In both cases, there were multiple rows returned for the same seed and ledger_hash_id using this query select min(id), max(id), seed, ledger_hash_id, count() from epoch_data group by seed, ledger_hash_id having count() >1;

In both cases, I manually deleted the epoch_data and related blocks (note that the database relations did not require cleaning up any other data except delete blocks and epoch data - so a simple statement like this can clean things up enough to load blocks. I didn't bother to clean up user transactions, etc.

delete from blocks where id in(338498,338499); delete from epoch_data where id in (219968,219969);

I have tried to run multiple archive nodes pointing to a single database to try to not miss blocks (it still happens occasionally), but have stopped that since this error. The issue has not occurred again in the past 2 weeks since reducing to 1:1 archive : db.

Unfortunately I deleted the block and epoch_data problem records so a dump may not be useful, but I have one preserved (after the manual deletes) if it is wanted.

Reproduce: node:~/archive-utils$ mina-archive-blocks --precomputed --archive-uri postgresql://CONNECTIONSTRING mainnet-328803-3NLGbNGHLEut37HzTwMtTfTwr7wFGBRTysY21YbzcibwkZ4KzmKk.json

{"timestamp":"2024-02-10 06:50:58.102124Z","level":"Info","source":{"module":"DuneexeArchive_blocks","location":"File \"src/app/archive_blocks/archive_blocks.ml\", line 30, characters 6-17"},"message":"Successfully created Caqti connection to Postgresql","metadata":{"pid":17325}} {"timestamp":"2024-02-10 06:50:58.231794Z","level":"Warn","source":{"module":"Archive_libProcessor","location":"File \"src/app/archive/archive_lib/processor.ml\", line 2052, characters 12-23"},"message":"Error when adding block data to the database, rolling it back: $error","metadata":{"error":"Unexpected result from : Received 2 tuples, expected at most one. Query: \"SELECT id FROM epoch_data WHERE seed = $1 AND ledger_hash_id = $2\".","pid":17325}} {"timestamp":"2024-02-10 06:50:58.232884Z","level":"Warn","source":{"module":"Archive_lib__Processor","location":"File \"src/app/archive/archive_lib/processor.ml\", line 2011, characters 10-21"},"message":"Error in add_block_aux : $error. Retrying...","metadata":{"error":"Unexpected result from : Received 2 tuples, expected at most one. Query: \"SELECT id FROM epoch_data WHERE seed = $1 AND ledger_hash_id = $2\".","pid":17325}} {"timestamp":"2024-02-10 06:51:00.173218Z","level":"Warn","source":{"module":"Archive_libProcessor","location":"File \"src/app/archive/archive_lib/processor.ml\", line 2052, characters 12-23"},"message":"Error when adding block data to the database, rolling it back: $error","metadata":{"error":"Unexpected result from : Received 2 tuples, expected at most one. Query: \"SELECT id FROM epoch_data WHERE seed = $1 AND ledger_hash_id = $2\".","pid":17325}}

Steps to Reproduce

Unsure. Assumed race condition between partially inserted blocks across archive nodes.

Expected Result

A block will either load completely, successfully, or will roll back completely so that it can be reloaded by the mina-archive-blocks utility.

Actual Result

Sometimes, duplicate epoch_data can be created.

Daemon version

Commit c980ba87c3417f40a7081225dfe7478c5ee70fd7 on branch master

How frequently do you see this issue?

Sometimes

What is the impact of this issue on your ability to run a node?

High

Status

Archive node, status is not relevant.

Additional information

Log messages from the mina-archive daemon with the "epoch_data" in them are available here: https://drive.google.com/drive/folders/1D_c2QLn4jIG5OVQhaIsmpctRovQ48rGI?usp=sharing

Most errors are duplicate key violations because of the multiple nodes (you will note these stop after 2/10 when I scaled down to a single archive daemon,) but you can see multiple instances of the "Received 2 tuples, expected at most one." error.

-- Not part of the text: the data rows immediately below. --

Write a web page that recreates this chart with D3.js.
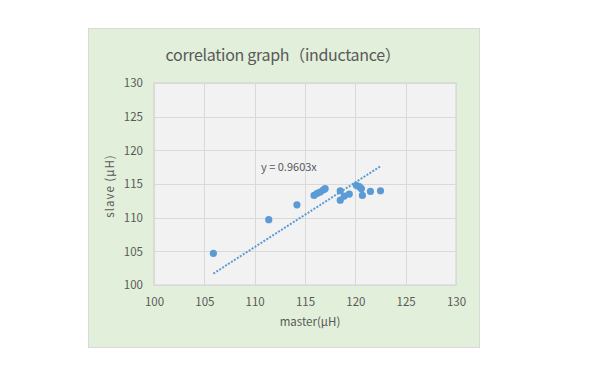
<!DOCTYPE html>
<html>
<head>
<meta charset="utf-8">
<script src="https://cdn.jsdelivr.net/npm/d3@7.9.0/dist/d3.min.js"></script>
<style>
  body { margin: 0; background: #fff; }
  svg text { font-family: "Noto Sans CJK JP", "Open Sans", sans-serif; fill: #595959; }
</style>
</head>
<body>
<svg id="chart" width="591" height="377"></svg>
<script>
// master / slave inductance readings (uH)
const masterVals = [105.9, 111.4, 114.2, 115.9, 116.2, 116.5, 116.8, 117.0, 118.5, 118.5, 118.9, 119.4, 120.1, 120.4, 120.6, 120.7, 121.5, 122.5];
const slaveVals  = [104.7, 109.7, 111.9, 113.3, 113.6, 113.8, 114.1, 114.3, 114.0, 112.6, 113.2, 113.5, 114.8, 114.6, 114.3, 113.3, 113.9, 114.0];
const xTicks = [100, 105, 110, 115, 120, 125, 130];
const yTicks = [100, 105, 110, 115, 120, 125, 130];
const slope = 0.9603;

const svg = d3.select('#chart');
const blue = '#5B9BD5';

// chart area
svg.append('rect')
  .attr('x', 88.5).attr('y', 28.5)
  .attr('width', 391).attr('height', 319)
  .attr('fill', '#E2EFDA')
  .attr('stroke', '#D9D9D9');

const plot = { left: 154, right: 456, top: 83, bottom: 285 };

const x = d3.scaleLinear().domain([100, 130]).range([plot.left, plot.right]);
const y = d3.scaleLinear().domain([100, 130]).range([plot.bottom, plot.top]);

svg.append('rect')
  .attr('x', plot.left).attr('y', plot.top)
  .attr('width', plot.right - plot.left).attr('height', plot.bottom - plot.top)
  .attr('fill', '#F2F2F2')
  .attr('stroke', '#D0D0D0');

// gridlines
svg.append('g').selectAll('line')
  .data(xTicks)
  .join('line')
  .attr('x1', d => Math.round(x(d)) + 0.5).attr('x2', d => Math.round(x(d)) + 0.5)
  .attr('y1', plot.top).attr('y2', plot.bottom)
  .attr('stroke', '#D9D9D9');

svg.append('g').selectAll('line')
  .data(yTicks)
  .join('line')
  .attr('y1', d => Math.round(y(d)) + 0.5).attr('y2', d => Math.round(y(d)) + 0.5)
  .attr('x1', plot.left).attr('x2', plot.right)
  .attr('stroke', '#D9D9D9');

// axes (labels only)
const xAxis = svg.append('g')
  .attr('transform', `translate(0,${plot.bottom})`)
  .call(d3.axisBottom(x).tickValues(xTicks).tickSize(0).tickPadding(13));
const yAxis = svg.append('g')
  .attr('transform', `translate(${plot.left},0)`)
  .call(d3.axisLeft(y).tickValues(yTicks).tickSize(0).tickPadding(11));
[xAxis, yAxis].forEach(a => {
  a.select('.domain').remove();
  a.selectAll('text').attr('font-size', 11.5).attr('fill', '#595959')
    .style('font-family', '"Noto Sans CJK JP", sans-serif');
});

// data
const points = masterVals.map((m, i) => ({ m, s: slaveVals[i] }));

const [minX, maxX] = d3.extent(masterVals);
svg.append('line')
  .attr('x1', x(minX)).attr('y1', y(minX * slope))
  .attr('x2', x(maxX)).attr('y2', y(maxX * slope))
  .attr('stroke', blue)
  .attr('stroke-width', 2)
  .attr('stroke-dasharray', '2 1.5');

svg.append('g').selectAll('circle')
  .data(points)
  .join('circle')
  .attr('cx', d => x(d.m))
  .attr('cy', d => y(d.s))
  .attr('r', 3.6)
  .attr('fill', blue);

svg.append('text')
  .attr('x', 261).attr('y', 171)
  .attr('font-size', 11)
  .attr('fill', '#404040')
  .text(`y = ${slope}x`);

// titles
svg.append('text')
  .attr('x', 283).attr('y', 61)
  .attr('text-anchor', 'middle')
  .attr('font-size', 16)
  .attr('letter-spacing', -0.3)
  .text('correlation graph（inductance）');

svg.append('text')
  .attr('x', 310).attr('y', 326)
  .attr('text-anchor', 'middle')
  .attr('font-size', 11.5)
  .text('master(μH)');

svg.append('text')
  .attr('transform', 'translate(114,186) rotate(-90)')
  .attr('text-anchor', 'middle')
  .attr('font-size', 11.5)
  .attr('letter-spacing', 1)
  .text('slave (μH)');
</script>
</body>
</html>
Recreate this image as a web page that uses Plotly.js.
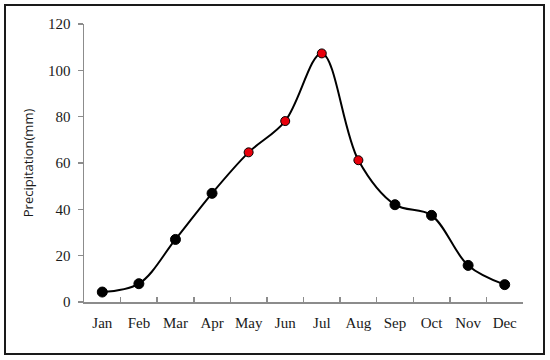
<!DOCTYPE html>
<html>
<head>
<meta charset="utf-8">
<script src="https://cdn.plot.ly/plotly-3.0.1.min.js"></script>
<style>
html,body{margin:0;padding:0;background:#fff;}
#wrap{position:relative;width:550px;height:360px;}
#chart{position:absolute;left:0;top:0;width:550px;height:360px;}
#frame{position:absolute;left:4px;top:4px;width:537px;height:347px;border:2px solid #1a1a1a;pointer-events:none;}
</style>
</head>
<body>
<div id="wrap"><div id="chart"></div><div id="frame"></div></div>
<script>
const months = ['Jan','Feb','Mar','Apr','May','Jun','Jul','Aug','Sep','Oct','Nov','Dec'];
const precipitation = [4.3, 7.9, 27.0, 46.9, 64.6, 78.1, 107.3, 61.2, 42.0, 37.4, 15.8, 7.5];
const highlightedMonths = ['May','Jun','Jul','Aug'];
const yTicks = [0, 20, 40, 60, 80, 100, 120];

const markerColors = months.map(m => highlightedMonths.includes(m) ? '#e8000b' : '#000000');
const markerSizes = months.map(m => highlightedMonths.includes(m) ? 9 : 10);

const traces = [{
  x: months,
  y: precipitation,
  type: 'scatter',
  mode: 'lines+markers',
  line: {shape: 'spline', smoothing: 1, color: '#000000', width: 2},
  marker: {color: markerColors, size: markerSizes, opacity: 1, line: {color: '#000000', width: 1}},
  hoverinfo: 'x+y'
}];

const axisGray = '#8c8c8c';
const layout = {
  width: 550, height: 360,
  margin: {l: 84, r: 27, t: 24, b: 58},
  paper_bgcolor: '#ffffff', plot_bgcolor: '#ffffff',
  showlegend: false,
  xaxis: {
    type: 'category',
    range: [-0.5, 11.5],
    tickson: 'boundaries',
    tickangle: 0,
    ticks: 'inside', ticklen: 5, tickcolor: axisGray, tickwidth: 1.5,
    showline: true, linecolor: axisGray, linewidth: 1.5,
    showgrid: false, zeroline: false,
    tickfont: {family: 'Liberation Serif, Times New Roman, serif', size: 15, color: '#1a1a1a'},
    ticklabelstandoff: 6
  },
  yaxis: {
    range: [0, 120],
    tickvals: yTicks,
    ticks: 'outside', ticklen: 5, tickcolor: axisGray, tickwidth: 1.5,
    showline: true, linecolor: axisGray, linewidth: 1.5,
    showgrid: false, zeroline: false,
    tickfont: {family: 'Liberation Serif, Times New Roman, serif', size: 15, color: '#1a1a1a'},
    ticklabelstandoff: 4,
    title: {text: 'Precipitation(mm)', font: {family: 'Open Sans, DejaVu Sans, sans-serif', size: 13, color: '#1a1a1a'}, standoff: 11}
  }
};

Plotly.newPlot('chart', traces, layout, {displayModeBar: false, staticPlot: true});
</script>
</body>
</html>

psteckler commented 6 months ago

In the berkeley and develop branches, the epoch_data table has a UNIQUE constraint.

In compatible, there's no such constraint, so duplicates are possible.

jrwashburn commented 6 months ago

That is a simple enough patch. Should adding a unique constraint, as below, be safe for the interim? Or is that just likely to move the issue to another table? My motivation is that it would be much more likely to keep the archive database in synch with >1 archive node feeding it, and it would have shorter periods with holes in the chain.

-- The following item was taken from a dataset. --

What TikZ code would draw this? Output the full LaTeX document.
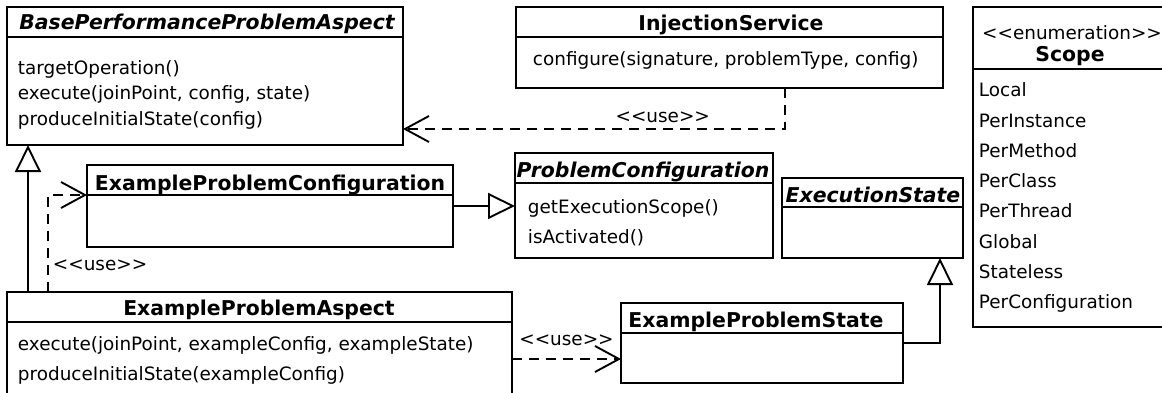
\documentclass[tikz,border=0pt]{standalone}
\usepackage{fontspec}
\setmainfont{DejaVu Sans}
\usetikzlibrary{arrows.meta}

\begin{document}
\begin{tikzpicture}[x=1pt, y=-1pt, line width=1.9pt,
        font=\fontsize{18.4}{22}\selectfont]

            % Stijlen voor klassen en relaties
            \tikzset{
                classbox/.style={draw, anchor=north west, inner sep=0pt, outer sep=0pt},
                title/.style={anchor=base, inner sep=0pt, font=\fontsize{20.4}{24}\selectfont\bfseries},
                abstitle/.style={title, font=\fontsize{20.4}{24}\selectfont\bfseries\itshape},
                member/.style={anchor=base west, inner sep=0pt},
                inherit/.style={-{Triangle[open, fill=white, length=27pt, width=26pt]}},
                uses/.style={dash pattern=on 10pt off 7pt, -{Straight Barb[length=24pt, width=26pt]}}
            }

            \useasboundingbox (0,0) rectangle (1162,393);
            \clip (0,0) rectangle (1162,393);

            % --- KLASSEN ---
            \node[classbox, minimum width=396pt, minimum height=138pt] (base) at (7,7) {};
            \node[classbox, minimum width=427pt, minimum height=81pt] (inject) at (516,7) {};
            \node[classbox, minimum width=197pt, minimum height=320pt] (scope) at (973,7) {};
            \node[classbox, minimum width=366pt, minimum height=82pt] (exconf) at (87,165) {};
            \node[classbox, minimum width=258pt, minimum height=105pt] (probconf) at (515,153) {};
            \node[classbox, minimum width=181pt, minimum height=80pt] (execstate) at (782,178) {};
            \node[classbox, minimum width=282pt, minimum height=80pt] (exstate) at (621,303) {};
            \node[classbox, minimum width=505pt, minimum height=108pt] (exaspect) at (7,292) {};

            % Scheidingslijn onder elke klassenaam
            \foreach \b/\h in {base/30, inject/30, scope/62, exconf/30, probconf/30,
                    execstate/29, exstate/30, exaspect/30} {
                \draw ([yshift=-\h pt]\b.north west) -- ([yshift=-\h pt]\b.north east);
            }

            % --- NAMEN ---
            \node[abstitle] (base-title) at (207,30) {BasePerformanceProblemAspect};
            \node[title] (inject-title) at (731,31) {InjectionService};
            \node[anchor=base, inner sep=0pt] (scope-stereo) at (1072,40) {{<}{<}enumeration{>}{>}};
            \node[title] (scope-title) at (1070,62) {Scope};
            \node[title] (exconf-title) at (270,190) {ExampleProblemConfiguration};
            \node[abstitle] (probconf-title) at (643,177) {ProblemConfiguration};
            \node[abstitle] (execstate-title) at (873,202) {ExecutionState};
            \node[title] (exstate-title) at (756,327) {ExampleProblemState};
            \node[title] (exaspect-title) at (259,315) {ExampleProblemAspect};

            % --- OPERATIES ---
            \foreach \i/\y/\t in {1/75/targetOperation(), 2/100/{execute(joinPoint, config, state)},
                    3/126/produceInitialState(config)} {
                \node[member] (base-op\i) at (17,\y) {\t};
            }
            \node[member] (inject-op1) at (532,66) {configure(signature, problemType, config)};
            \node[member] (probconf-op1) at (527,213) {getExecutionScope()};
            \node[member] (probconf-op2) at (527,243) {isActivated()};
            \node[member] (exaspect-op1) at (17,350) {execute(joinPoint, exampleConfig, exampleState)};
            \node[member] (exaspect-op2) at (17,380) {produceInitialState(exampleConfig)};

            % Waarden van de enumeratie
            \foreach \t [count=\i] in {Local, PerInstance, PerMethod, PerClass, PerThread,
                    Global, Stateless, PerConfiguration} {
                \node[member] (scope-\i) at (978, {97+30.2*(\i-1)}) {\t};
            }

            % --- RELATIES ---
            \coordinate (asp-up) at ([xshift=21pt]exaspect.north west);
            \draw[inherit] (asp-up) -- (asp-up |- base.south);

            \coordinate (asp-dep) at ([xshift=41pt]exaspect.north west);
            \coordinate (conf-in) at ([yshift=-30pt]exconf.north west);
            \draw[uses] (asp-dep) |- (conf-in)
                node[pos=0.14, anchor=west, xshift=4pt, inner sep=0pt] (use-conf) {{<}{<}use{>}{>}};

            \draw[inherit] (exconf.east) -- (exconf.east -| probconf.west);

            \coordinate (inj-out) at ([xshift=-158pt]inject.south east);
            \coordinate (base-in) at ([yshift=16pt]base.south east);
            \draw[uses] (inj-out) |- (base-in)
                node[pos=0.66, above=5pt, inner sep=0pt] (use-base) {{<}{<}use{>}{>}};

            \coordinate (asp-out) at ([yshift=-67pt]exaspect.north east);
            \draw[uses] (asp-out) -- (asp-out -| exstate.west)
                node[midway, above=12pt, inner sep=0pt] (use-state) {{<}{<}use{>}{>}};

            \coordinate (state-in) at ([xshift=-23pt]execstate.south east);
            \draw[inherit] (exstate.east) -| (state-in);

        \end{tikzpicture}
\end{document}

ALTER TABLE epoch_data ADD CONSTRAINT epoch_data_seed_ledger_hash_id_unique UNIQUE (seed, ledger_hash_id);

//guessing at _unique naming convention, based on _key suffix observed here: https://github.com/MinaProtocol/mina/blob/develop/src/app/archive/add_unique_constraints.sql

Is there any reason I should not do that to my archive?

psteckler commented 6 months ago

If there are existing duplicates, the constraint won't be satisfied, and Postgresql will complain.

jrwashburn commented 6 months ago

I've already deleted those in order to get the blocks to load and get the database to continue. Any other reason you would advise against?

psteckler commented 6 months ago

Do the references to those deleted entries now refer to the existing entries?

psteckler commented 6 months ago

I'm not sure the uniqueness constraint fully solves the problem, there may be an issue with concurrent transactions. But I'm not the one to ask (I'm no longer at O(1)).

jrwashburn commented 6 months ago

Do the references to those deleted entries now refer to the existing entries?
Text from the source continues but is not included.